The final thing that almost drove me off today is what I’ve talked about before: hearing people slag off books or worse, attribute intentionality to authors that they can’t possibly have information about. This is especially obvious when it’s a discussion about a book set in a culture that they aren’t familiar with (even if they’ve read a lot of books about it). Think of a culture you know well, then think of the way that culture is represented in a good or not-so-good novel, then imagine people whose main exposure to it is through novels evaluating how the culture is being depicted. What are the odds they’re going to miss a lot? I tend not to make definitive statements about books set in cultures outside mine, unless I’m talking about the technical aspects of the novel. And even then I’ll hedge (e.g., flat affect in French-language autofiction, which I’ve come to realize is a feature not a bug). So when I read sweeping and definitive statements about quality from people who I can be positive don’t know the ins and outs of the subject at hand, I get immensely frustrated. But there’s no point arguing. It’s the internet. Arguments rarely have productive outcomes, and people don’t come to GR to be told they’re wrong about something. Again, it’s not that kind of environment.

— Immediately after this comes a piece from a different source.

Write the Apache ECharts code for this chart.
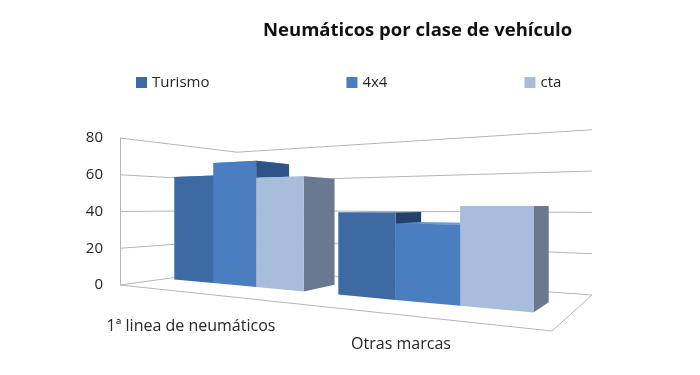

Well, I didn’t delete my Goodreads account. I unfollowed a bunch of people, left my last non-TBR-reading group, and deleted my browser bookmarks and shortcuts. That will hopefully be enough to get me to enjoy the time I spend there again. If not, I’ll spend a couple of weeks copying over my reviews to my LibraryThing account and just shut the GR account down.
I love reading and I love talking about books. I am so enjoying blogging and reading the blogs I follow in my RSS feed reader. But social media in the age of consumption and surveillance capitalism is not where I’m likely to find the conversations I’m looking for. I just have to come to terms with that. It’s not a rose-colored-glasses view, I don’t think; if chat boards and Usenet were around today they would look very different than they did back when the internet hadn’t been commodified and monetized. Times change, that’s all.